Tuesday, March 24, 2015

Changes, part I

Do you ever reach a season in life where you realize you're too comfortable? You have a daily routine, you wear the same pair of shoes every day, eat the same old rotation of standby meals. Alarm set for 6:15, standard black flats, Taco Tuesdays. Day in, day out. 

I remember hearing about a study on NPR that suggested taking the same route to work every day actually dulled the neurons in your brain. By sticking to something repetitive, even as simple as your morning commute, certain parts of your brain become weaker.

Change is a good thing. It sparks creativity, leads to personal discovery, expands your boundaries, and apparently strengthens your brain.

Since I haven't been blogging regularly in the past, oh, year or so, I thought I'd slowly ease back into the swing of things with a series of posts about changes. I've had quite a few of them happening in my life lately.  


Recent cover design (in progress) for a book about the Hail Mary

So. I have a new job! A new-old job, I supposed, as a book designer for the publisher I interned at right out of college. Things have come full circle. It's everything my old job was and more -- benefits, hours, workspace, creativity. I'm surrounded by books all day! Living the dream. If I could take my old coworkers (who I miss greatly) and plant them here, I would be all set.

Sometimes I miss the comforts of my old job at Bethel. I had been there long enough that my work was second nature to me -- I had the Pantone swatches memorized, pulled from a folder of all my favorite images, worked within the brand's font family. My department was overworked but in a way it was easy. I instinctively knew what to do, how to make something look "Bethel." I could generate a branded piece in a day, tops, without it looking last-minute.
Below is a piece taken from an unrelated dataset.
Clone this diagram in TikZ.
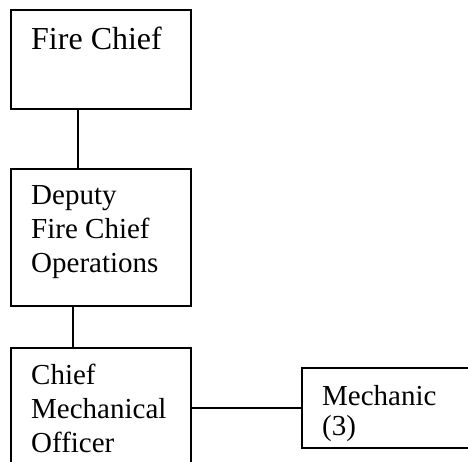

But that's the problem -- I wasn't thinking critically or creatively with a lot of my work. I wasn't being challenged. I was essentially a design robot, inputting images and text and spitting out a design. It was time for a change.

This new position is so exciting but it is hard, harder than I imagined. It's a Catholic publisher, so all the material I'm working on has a distinctively Catholic twist. I'm familiar with some aspects of Catholicism, but as I'm learning... not nearly as much as I thought. So every new assignment for me takes a ton of verbal and visual research. And now that I'm not working within a set selection of brand fonts and colors, I'm a little overwhelmed with the options I now have. Good problems though, I'm definitely stretching some design muscles that have been dormant since college.

And that's the thing with change, it's different and uncomfortable and scary. But that's exactly what I want. Research and problem solving, stretching and growth. There are times when I feel like the new kid on the first day of school (especially at office potlucks) but I know this change is a step in the right direction.